The focus of the seminar is to give you the information and skills necessary to understand statistical concepts and findings as applies to clinical research, and to confidently convey the information to others.

Statistics is a useful decision-making tool in the clinical research arena. When working in a field where a p-value can determine the next steps on development of a drug or procedure, it is imperative that decision makers understand the theory and application of statistics.

Many statistical softwares are now available to professionals. However, these softwares were developed for statisticians and can often be daunting to non-statisticians. How do you know if you are pressing the right key, let alone performing the best test?

This seminar provides a non-mathematical introduction to biostatistics and is designed for non-statisticians. And it will benefit professionals who must understand and work with study design and interpretation of findings in a clinical or biotechnology setting.

Emphasis will be placed on the actual statistical (a) concepts, (b) application, and (c) interpretation, and not on mathematical formulas or actual data analysis. A basic understanding of statistics is desired, but not necessary.
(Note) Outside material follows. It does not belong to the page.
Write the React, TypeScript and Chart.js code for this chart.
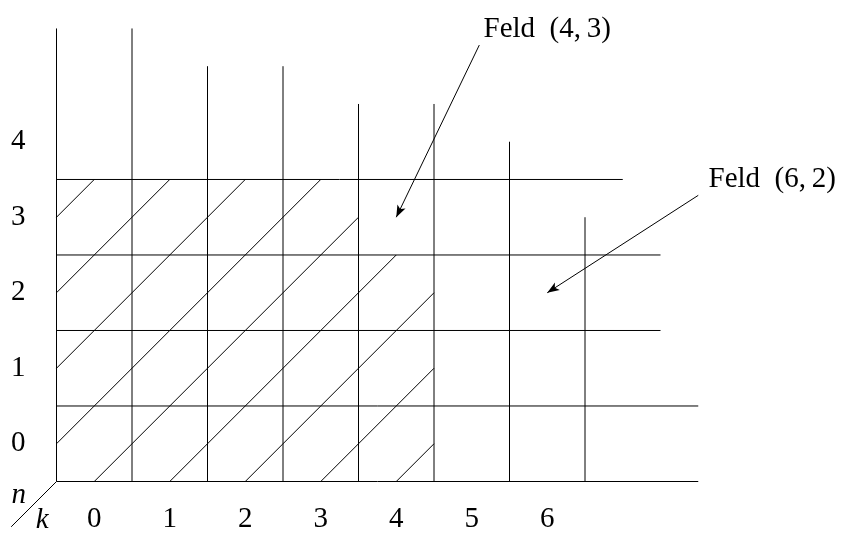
import React, { useEffect, useRef } from "react";
import { Chart, registerables } from "chart.js";

Chart.register(...registerables);

// Tick values and labels
const xTicks = [0, 1, 2, 3, 4, 5, 6];
const xTickLabels = ["0", "1", "2", "3", "4", "5", "6"];
const yTicks = [0, 1, 2, 3, 4];
const yTickLabels = ["0", "1", "2", "3", "4"];

// Grid: vertical column borders (k) and their top ends (n)
const columnBorders = [-0.5, 0.5, 1.5, 2.5, 3.5, 4.5, 5.5, 6.5];
const columnTops = [5.5, 5.5, 5, 5, 4.5, 4.5, 4, 3];
// Grid: horizontal row borders (n) and their right ends (k)
const rowBorders = [-0.5, 0.5, 1.5, 2.5, 3.5];
const rowEnds = [8, 8, 7.5, 7.5, 7];

// Hatching segments
const hatchStartK = [-0.5, -0.5, -0.5, -0.5, 0, 1, 2, 3, 4];
const hatchStartN = [3, 2, 1, 0, -0.5, -0.5, -0.5, -0.5, -0.5];
const hatchEndK = [0, 1, 2, 3, 3.5, 4, 4.5, 4.5, 4.5];
const hatchEndN = [3.5, 3.5, 3.5, 3.5, 3, 2.5, 2, 1, 0];

// Corner diagonal
const cornerK = [-0.5, -1.1];
const cornerN = [-0.5, -1.1];

// Axis names in the corner
const axisNames = ["n", "k"];
const axisNameK = [-1.0, -0.69];
const axisNameN = [-0.785, -1.116];

// Annotations
const noteTexts = ["Feld\u2002(4,\u20093)", "Feld\u2002(6,\u20092)"];
const noteK = [6.0, 8.98];
const noteN = [5.39, 3.4];
const arrowFromK = [5.1, 8.0];
const arrowFromN = [5.28, 3.29];
const arrowToK = [4, 6];
const arrowToN = [3, 2];

const SERIF = "'Liberation Serif', 'Times New Roman', serif";

function seg(x1: number, y1: number, x2: number, y2: number) {
  return {
    type: "scatter" as const,
    data: [
      { x: x1, y: y1 },
      { x: x2, y: y2 },
    ],
    showLine: true,
    borderColor: "#000",
    backgroundColor: "#000",
    borderWidth: 1,
    pointRadius: 0,
    pointHoverRadius: 0,
    clip: false as any,
    fill: false,
    tension: 0,
  };
}

const annotationPlugin = {
  id: "annotations",
  afterDatasetsDraw(chart: any) {
    const { ctx } = chart;
    const xs = chart.scales.x;
    const ys = chart.scales.y;
    ctx.save();
    ctx.fillStyle = "#000";
    // arrowheads
    for (let i = 0; i < arrowToK.length; i++) {
      const x1 = xs.getPixelForValue(arrowFromK[i]);
      const y1 = ys.getPixelForValue(arrowFromN[i]);
      const x2 = xs.getPixelForValue(arrowToK[i]);
      const y2 = ys.getPixelForValue(arrowToN[i]);
      const a = Math.atan2(y2 - y1, x2 - x1);
      const c = Math.cos(a);
      const s = Math.sin(a);
      const L = 12;
      const W = 4.5;
      ctx.beginPath();
      ctx.moveTo(x2, y2);
      ctx.lineTo(x2 - L * c + W * s, y2 - L * s - W * c);
      ctx.lineTo(x2 - 0.75 * L * c, y2 - 0.75 * L * s);
      ctx.lineTo(x2 - L * c - W * s, y2 - L * s + W * c);
      ctx.closePath();
      ctx.fill();
    }
    // notes
    ctx.font = `29px ${SERIF}`;
    ctx.textAlign = "center";
    ctx.textBaseline = "alphabetic";
    for (let i = 0; i < noteTexts.length; i++) {
      ctx.fillText(noteTexts[i], xs.getPixelForValue(noteK[i]), ys.getPixelForValue(noteN[i]));
    }
    // axis names
    ctx.font = `italic 29px ${SERIF}`;
    for (let i = 0; i < axisNames.length; i++) {
      ctx.fillText(axisNames[i], xs.getPixelForValue(axisNameK[i]), ys.getPixelForValue(axisNameN[i]));
    }
    ctx.restore();
  },
};

export default function App() {
  const ref = useRef<HTMLCanvasElement>(null);

  useEffect(() => {
    if (!ref.current) return;
    const datasets: any[] = [];
    columnBorders.forEach((k, i) => datasets.push(seg(k, -0.5, k, columnTops[i])));
    rowBorders.forEach((n, i) => datasets.push(seg(-0.5, n, rowEnds[i], n)));
    hatchStartK.forEach((k, i) => datasets.push(seg(k, hatchStartN[i], hatchEndK[i], hatchEndN[i])));
    datasets.push(seg(cornerK[0], cornerN[0], cornerK[1], cornerN[1]));
    arrowFromK.forEach((k, i) => datasets.push(seg(k, arrowFromN[i], arrowToK[i], arrowToN[i])));

    const tickFont = { family: SERIF, size: 29 };

    const chart = new Chart(ref.current, {
      type: "scatter",
      data: { datasets },
      plugins: [annotationPlugin],
      options: {
        animation: false,
        responsive: true,
        maintainAspectRatio: false,
        events: [],
        layout: { padding: 0 },
        plugins: {
          legend: { display: false },
          tooltip: { enabled: false },
        },
        scales: {
          x: {
            type: "linear",
            position: "bottom",
            min: -0.5,
            max: 9.917,
            grid: { display: false, drawTicks: false },
            border: { display: false },
            afterBuildTicks: (s: any) => {
              s.ticks = xTicks.map((v) => ({ value: v }));
            },
            afterFit: (s: any) => {
              s.height = 51.5;
              s.paddingLeft = 0;
              s.paddingRight = 0;
              s.paddingTop = 0;
              s.paddingBottom = 0;
            },
            ticks: {
              callback: (_v: any, i: number) => xTickLabels[i],
              font: tickFont,
              color: "#000",
              padding: 20,
              autoSkip: false,
              maxRotation: 0,
              minRotation: 0,
            },
          },
          y: {
            type: "linear",
            position: "left",
            min: -0.5,
            max: 5.877,
            grid: { display: false, drawTicks: false },
            border: { display: false },
            afterBuildTicks: (s: any) => {
              s.ticks = yTicks.map((v) => ({ value: v }));
            },
            afterFit: (s: any) => {
              s.width = 56.5;
              s.paddingLeft = 0;
              s.paddingRight = 0;
              s.paddingTop = 0;
              s.paddingBottom = 0;
            },
            ticks: {
              callback: (_v: any, i: number) => yTickLabels[i],
              font: tickFont,
              color: "#000",
              padding: 31,
              autoSkip: false,
            },
          },
        },
      } as any,
    });
    return () => chart.destroy();
  }, []);

  return (
    <div style={{ position: "absolute", left: 0, top: 0, width: 843, height: 533, background: "#fff" }}>
      <canvas ref={ref} />
    </div>
  );
}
The goal of this seminar is to teach you enough statistics to:
  • Understand the statistical portions of most articles in medical journals.
  • Do simple calculations, especially ones that help in interpreting published literature.
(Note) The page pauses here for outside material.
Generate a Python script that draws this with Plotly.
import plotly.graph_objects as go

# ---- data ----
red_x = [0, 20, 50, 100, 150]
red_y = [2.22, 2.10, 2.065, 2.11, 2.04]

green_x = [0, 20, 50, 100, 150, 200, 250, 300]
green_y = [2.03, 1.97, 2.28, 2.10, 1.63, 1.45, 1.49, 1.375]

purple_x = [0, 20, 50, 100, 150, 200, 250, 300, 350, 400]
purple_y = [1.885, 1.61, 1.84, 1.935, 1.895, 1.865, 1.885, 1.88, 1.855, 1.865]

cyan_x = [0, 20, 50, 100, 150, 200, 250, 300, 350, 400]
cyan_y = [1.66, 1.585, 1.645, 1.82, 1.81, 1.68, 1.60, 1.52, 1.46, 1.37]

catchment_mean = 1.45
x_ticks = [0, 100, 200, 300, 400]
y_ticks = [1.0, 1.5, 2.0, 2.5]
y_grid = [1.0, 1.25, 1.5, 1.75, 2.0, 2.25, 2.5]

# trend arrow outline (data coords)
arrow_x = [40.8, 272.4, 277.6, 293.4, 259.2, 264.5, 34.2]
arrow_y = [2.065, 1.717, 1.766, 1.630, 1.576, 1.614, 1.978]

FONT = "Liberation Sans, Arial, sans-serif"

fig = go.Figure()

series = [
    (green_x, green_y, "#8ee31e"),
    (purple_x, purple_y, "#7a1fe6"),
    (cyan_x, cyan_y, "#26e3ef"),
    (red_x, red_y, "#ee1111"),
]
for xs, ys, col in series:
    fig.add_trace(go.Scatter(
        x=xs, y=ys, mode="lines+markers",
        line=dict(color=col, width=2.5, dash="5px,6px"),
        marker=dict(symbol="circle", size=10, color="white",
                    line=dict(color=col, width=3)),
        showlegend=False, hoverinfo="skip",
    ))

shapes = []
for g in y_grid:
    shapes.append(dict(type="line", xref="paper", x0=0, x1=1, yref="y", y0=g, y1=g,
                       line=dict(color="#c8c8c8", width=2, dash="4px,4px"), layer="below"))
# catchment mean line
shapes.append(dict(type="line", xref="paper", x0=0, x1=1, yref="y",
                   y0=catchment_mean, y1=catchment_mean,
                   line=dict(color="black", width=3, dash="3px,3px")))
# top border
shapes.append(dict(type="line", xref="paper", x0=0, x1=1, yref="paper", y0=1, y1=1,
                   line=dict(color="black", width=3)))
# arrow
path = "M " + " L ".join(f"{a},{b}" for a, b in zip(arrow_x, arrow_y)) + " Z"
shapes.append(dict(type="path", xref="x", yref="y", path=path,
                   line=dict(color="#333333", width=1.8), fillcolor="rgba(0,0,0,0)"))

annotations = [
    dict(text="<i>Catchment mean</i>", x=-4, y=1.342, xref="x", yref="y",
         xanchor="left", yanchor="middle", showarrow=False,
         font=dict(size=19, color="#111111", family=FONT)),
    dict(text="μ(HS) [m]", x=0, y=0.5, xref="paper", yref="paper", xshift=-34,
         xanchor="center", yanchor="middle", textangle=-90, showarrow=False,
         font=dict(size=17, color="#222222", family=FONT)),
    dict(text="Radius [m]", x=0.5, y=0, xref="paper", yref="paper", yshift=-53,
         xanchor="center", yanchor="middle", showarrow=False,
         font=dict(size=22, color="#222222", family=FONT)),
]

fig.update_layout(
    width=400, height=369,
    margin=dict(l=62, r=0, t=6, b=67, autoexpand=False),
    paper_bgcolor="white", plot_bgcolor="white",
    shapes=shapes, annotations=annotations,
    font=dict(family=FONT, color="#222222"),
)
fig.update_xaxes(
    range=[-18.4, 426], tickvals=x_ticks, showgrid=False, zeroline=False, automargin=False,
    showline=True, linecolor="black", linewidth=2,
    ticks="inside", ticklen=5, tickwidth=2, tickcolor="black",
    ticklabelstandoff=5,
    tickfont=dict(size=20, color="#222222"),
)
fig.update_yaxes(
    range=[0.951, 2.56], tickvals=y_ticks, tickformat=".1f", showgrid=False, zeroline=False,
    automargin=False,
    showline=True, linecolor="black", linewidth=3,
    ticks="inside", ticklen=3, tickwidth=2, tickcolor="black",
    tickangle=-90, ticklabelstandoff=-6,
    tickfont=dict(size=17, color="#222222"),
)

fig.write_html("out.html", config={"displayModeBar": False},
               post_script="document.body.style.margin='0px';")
  • Avoid being misled by foolish findings.
  • Knowledge of which test when, why, and how.
  • Perform simple analyses in statistical software.
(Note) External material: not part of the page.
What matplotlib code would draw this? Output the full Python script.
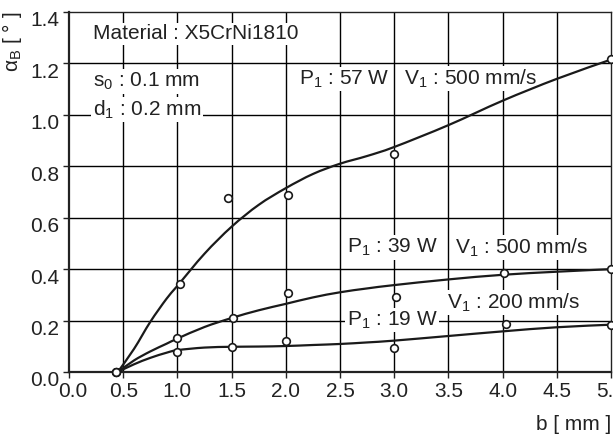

  • Communicate statistical findings to others more clearly.
  • Physicians
  • Clinical Research Associates
  • Clinical Project Managers/Leaders
  • Sponsors
  • Regulatory Professionals who use statistical concepts/terminology in reporting
  • Everyone working in the medical or health sciences, pharmaceutical and or nutraceutical industries, clinical trials, clinical research, and clinical research organizations, physicians, medical students, graduate students in the biological sciences, researchers, and medical writers who need to interpret statistical reports.